Rock Hawk is located in a physiographic region of Georgia known as the Piedmont. The area contains highly-weathered rolling hills that cover the crystalline bedrock of the Appalachian Mountains. Beneath the soil lie ancient metamorphic and granitic rocks. These rocks form outcrops in many places like Stone Mountain near Atlanta and Flat Rock in Putnam County.
Overlying the bedrock is highly-weathered saprolite clay, broken down from millions of years of chemical decomposition.
In the past, there was a significant topsoil layer on top of the clay. Much of the topsoil was removed by poor soil conservation practices of planters and small farmers during the early days of cotton agriculture and into the twentieth century. An average of seven inches of topsoil was eroded from this region, and major gullies formed in places where soft soils were exposed to the intense summer rains.
The Piedmont is a region of varied topography, as streams continue to degrade sediments and carry them away.
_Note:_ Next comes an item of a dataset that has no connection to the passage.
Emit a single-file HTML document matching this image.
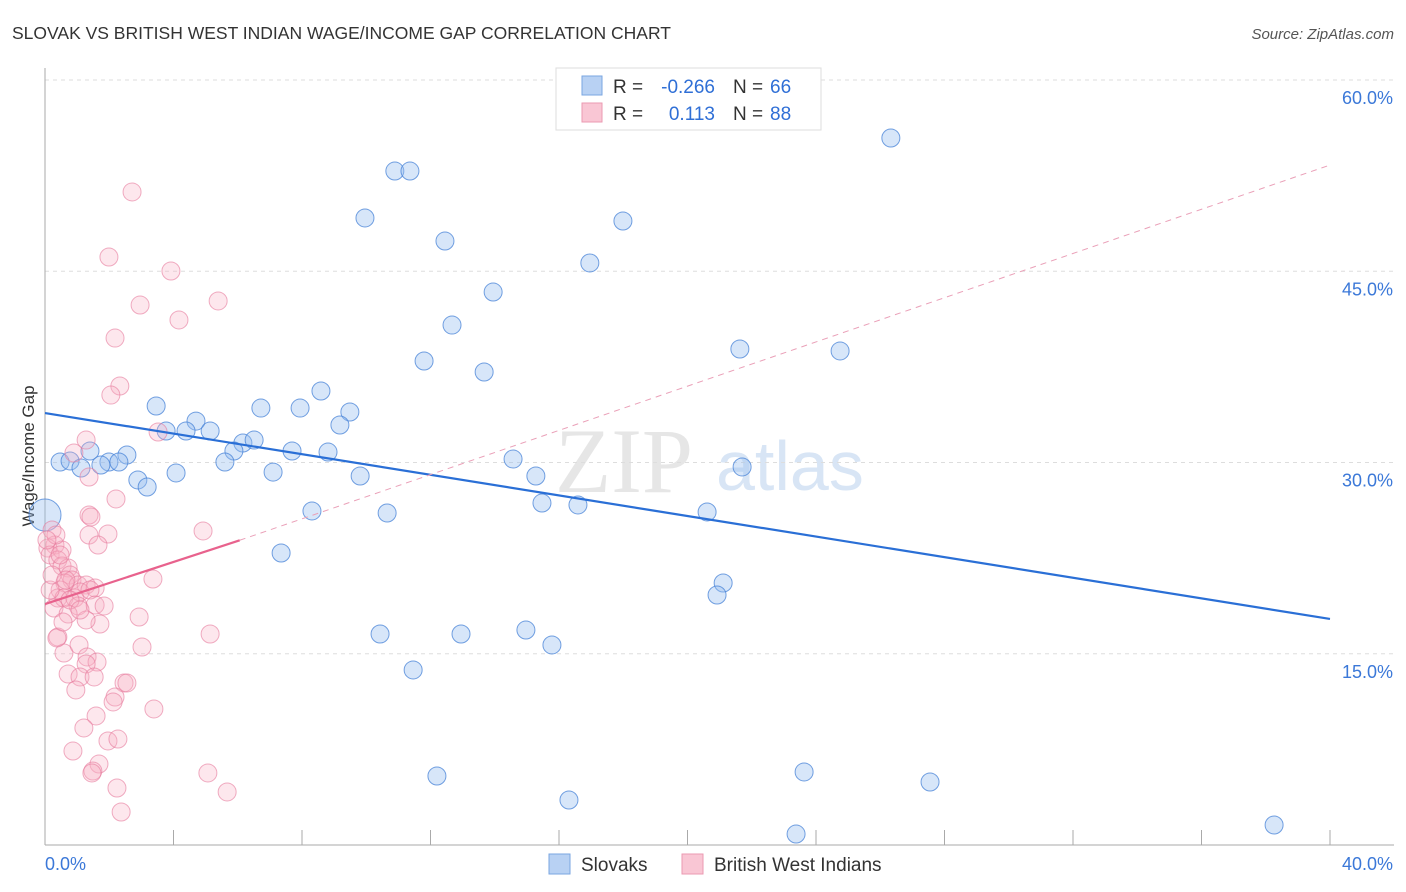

Nearby, the Oconee River flows south and east over 300 miles to the Atlantic Ocean near Darien. (The Oconee joins the Ocmulgee River in south Georgia to form the Altamaha which flows to the Atlantic.) The dams created to form Lake Sinclair and Lake Oconee have blocked sediment migration, and the creation of the Soil Conservation Service in the 1930s helped reduce erosion. However, soil stabilization continues to be a concern in this region. As the fertility of the soil declined, many of the cotton farms and plantations were replaced with pine plantations, dairy farms, and eventually suburban developments.